:: Exercise ::
Exclude images, then output the remaining data verbatim.

:: Given material ::
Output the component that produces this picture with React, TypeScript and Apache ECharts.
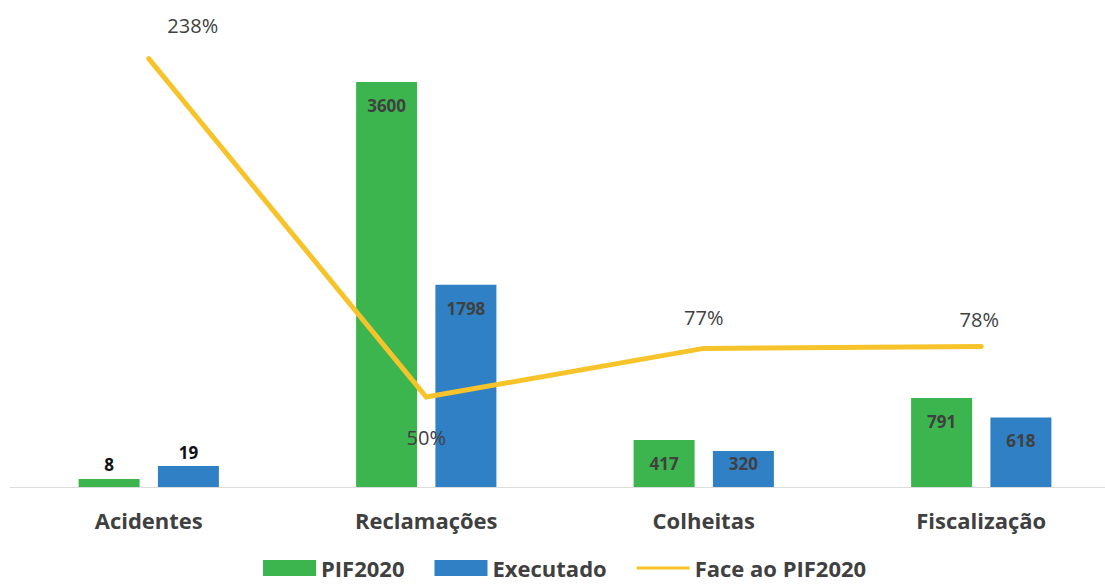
import React, { useEffect, useRef } from "react";
import * as echarts from "echarts";

const categories = ["Acidentes", "Reclamações", "Colheitas", "Fiscalização"];
const planned = [8, 3600, 417, 791];
const executed = [19, 1798, 320, 618];
const ratioPct = [238, 50, 77, 78];
const ratioLabelOffsets: [number, number][] = [
  [44, -33],
  [0, 40],
  [0, -31],
  [-2, -27],
];

const FONT = "'Open Sans', 'Noto Sans', sans-serif";
const GREEN = "#3cb54e";
const BLUE = "#2f80c4";
const GOLD = "#f6c42a";
const TEXT = "#404040";

// thin horizontal stroke inside a 53x16 box, for the line entry of the legend
const LINE_ICON =
  "path://M0,0H0.01V0.01H0Z M0,6.5H53V9.5H0Z M52.99,15.99H53V16H52.99Z";

export default function App() {
  const ref = useRef<HTMLDivElement>(null);

  useEffect(() => {
    if (!ref.current) return;
    const chart = echarts.init(ref.current, null, { renderer: "svg" });

    const barLabel = {
      show: true,
      position: "insideTop" as const,
      distance: 15,
      fontFamily: FONT,
      fontSize: 17,
      fontWeight: "bold" as const,
      color: TEXT,
    };
    const smallLabel = {
      show: true,
      position: "top" as const,
      distance: 5,
      fontFamily: FONT,
      fontSize: 17,
      fontWeight: "bold" as const,
      color: "#111",
    };

    chart.setOption({
      animation: false,
      grid: { left: 10, top: 37, width: 1110, height: 450, containLabel: false },
      legend: {
        top: 557,
        left: 263,
        padding: 0,
        itemWidth: 53,
        itemHeight: 16,
        itemGap: 30,
        textStyle: {
          fontFamily: FONT,
          fontSize: 22,
          lineHeight: 22,
          fontWeight: "bold",
          color: TEXT,
        },
        data: [
          { name: "PIF2020", icon: "rect" },
          { name: "Executado", icon: "rect" },
          { name: "Face ao PIF2020", icon: LINE_ICON, itemStyle: { color: GOLD } },
        ],
      },
      xAxis: {
        type: "category",
        data: categories,
        axisLine: { show: true, lineStyle: { color: "#dcdcdc", width: 1 } },
        axisTick: { show: false },
        axisLabel: {
          margin: 22,
          fontFamily: FONT,
          fontSize: 22,
          fontWeight: "bold",
          color: TEXT,
        },
      },
      yAxis: [
        { type: "value", min: 0, max: 4000, show: false, splitLine: { show: false } },
        { type: "value", min: 0, max: 250, show: false, splitLine: { show: false } },
      ],
      series: [
        {
          name: "PIF2020",
          type: "bar",
          barWidth: 61,
          barGap: "30%",
          barMinHeight: 8,
          itemStyle: { color: GREEN },
          data: planned.map((v, i) => ({
            value: v,
            label: i === 0 ? { ...smallLabel, distance: 6 } : barLabel,
          })),
        },
        {
          name: "Executado",
          type: "bar",
          barWidth: 61,
          barGap: "30%",
          barMinHeight: 21,
          itemStyle: { color: BLUE },
          data: executed.map((v, i) => ({
            value: v,
            label: i === 0 ? smallLabel : i === 2 ? { ...barLabel, distance: 4 } : barLabel,
          })),
        },
        {
          name: "Face ao PIF2020",
          type: "line",
          yAxisIndex: 1,
          symbol: "circle",
          symbolSize: 0,
          showSymbol: true,
          lineStyle: { color: GOLD, width: 5, cap: "round", join: "miter" },
          itemStyle: { color: GOLD },
          z: 5,
          data: ratioPct.map((v, i) => ({
            value: v,
            label: {
              show: true,
              position: "inside",
              offset: ratioLabelOffsets[i],
              formatter: "{c}%",
              fontFamily: FONT,
              fontSize: 20,
              color: TEXT,
            },
          })),
        },
      ],
    });

    return () => chart.dispose();
  }, []);

  return (
    <div
      ref={ref}
      style={{ position: "fixed", left: 0, top: 0, width: 1125, height: 585, background: "#fff" }}
    />
  );
}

:: Solution to this problem ::
Output the component that produces this picture with React, TypeScript and Apache ECharts.
import React, { useEffect, useRef } from "react";
import * as echarts from "echarts";

const categories = ["Acidentes", "Reclamações", "Colheitas", "Fiscalização"];
const planned = [8, 3600, 417, 791];
const executed = [19, 1798, 320, 618];
const ratioPct = [238, 50, 77, 78];
const ratioLabelOffsets: [number, number][] = [
  [44, -33],
  [0, 40],
  [0, -31],
  [-2, -27],
];

const FONT = "'Open Sans', 'Noto Sans', sans-serif";
const GREEN = "#3cb54e";
const BLUE = "#2f80c4";
const GOLD = "#f6c42a";
const TEXT = "#404040";

// thin horizontal stroke inside a 53x16 box, for the line entry of the legend
const LINE_ICON =
  "path://M0,0H0.01V0.01H0Z M0,6.5H53V9.5H0Z M52.99,15.99H53V16H52.99Z";

export default function App() {
  const ref = useRef<HTMLDivElement>(null);

  useEffect(() => {
    if (!ref.current) return;
    const chart = echarts.init(ref.current, null, { renderer: "svg" });

    const barLabel = {
      show: true,
      position: "insideTop" as const,
      distance: 15,
      fontFamily: FONT,
      fontSize: 17,
      fontWeight: "bold" as const,
      color: TEXT,
    };
    const smallLabel = {
      show: true,
      position: "top" as const,
      distance: 5,
      fontFamily: FONT,
      fontSize: 17,
      fontWeight: "bold" as const,
      color: "#111",
    };

    chart.setOption({
      animation: false,
      grid: { left: 10, top: 37, width: 1110, height: 450, containLabel: false },
      legend: {
        top: 557,
        left: 263,
        padding: 0,
        itemWidth: 53,
        itemHeight: 16,
        itemGap: 30,
        textStyle: {
          fontFamily: FONT,
          fontSize: 22,
          lineHeight: 22,
          fontWeight: "bold",
          color: TEXT,
        },
        data: [
          { name: "PIF2020", icon: "rect" },
          { name: "Executado", icon: "rect" },
          { name: "Face ao PIF2020", icon: LINE_ICON, itemStyle: { color: GOLD } },
        ],
      },
      xAxis: {
        type: "category",
        data: categories,
        axisLine: { show: true, lineStyle: { color: "#dcdcdc", width: 1 } },
        axisTick: { show: false },
        axisLabel: {
          margin: 22,
          fontFamily: FONT,
          fontSize: 22,
          fontWeight: "bold",
          color: TEXT,
        },
      },
      yAxis: [
        { type: "value", min: 0, max: 4000, show: false, splitLine: { show: false } },
        { type: "value", min: 0, max: 250, show: false, splitLine: { show: false } },
      ],
      series: [
        {
          name: "PIF2020",
          type: "bar",
          barWidth: 61,
          barGap: "30%",
          barMinHeight: 8,
          itemStyle: { color: GREEN },
          data: planned.map((v, i) => ({
            value: v,
            label: i === 0 ? { ...smallLabel, distance: 6 } : barLabel,
          })),
        },
        {
          name: "Executado",
          type: "bar",
          barWidth: 61,
          barGap: "30%",
          barMinHeight: 21,
          itemStyle: { color: BLUE },
          data: executed.map((v, i) => ({
            value: v,
            label: i === 0 ? smallLabel : i === 2 ? { ...barLabel, distance: 4 } : barLabel,
          })),
        },
        {
          name: "Face ao PIF2020",
          type: "line",
          yAxisIndex: 1,
          symbol: "circle",
          symbolSize: 0,
          showSymbol: true,
          lineStyle: { color: GOLD, width: 5, cap: "round", join: "miter" },
          itemStyle: { color: GOLD },
          z: 5,
          data: ratioPct.map((v, i) => ({
            value: v,
            label: {
              show: true,
              position: "inside",
              offset: ratioLabelOffsets[i],
              formatter: "{c}%",
              fontFamily: FONT,
              fontSize: 20,
              color: TEXT,
            },
          })),
        },
      ],
    });

    return () => chart.dispose();
  }, []);

  return (
    <div
      ref={ref}
      style={{ position: "fixed", left: 0, top: 0, width: 1125, height: 585, background: "#fff" }}
    />
  );
}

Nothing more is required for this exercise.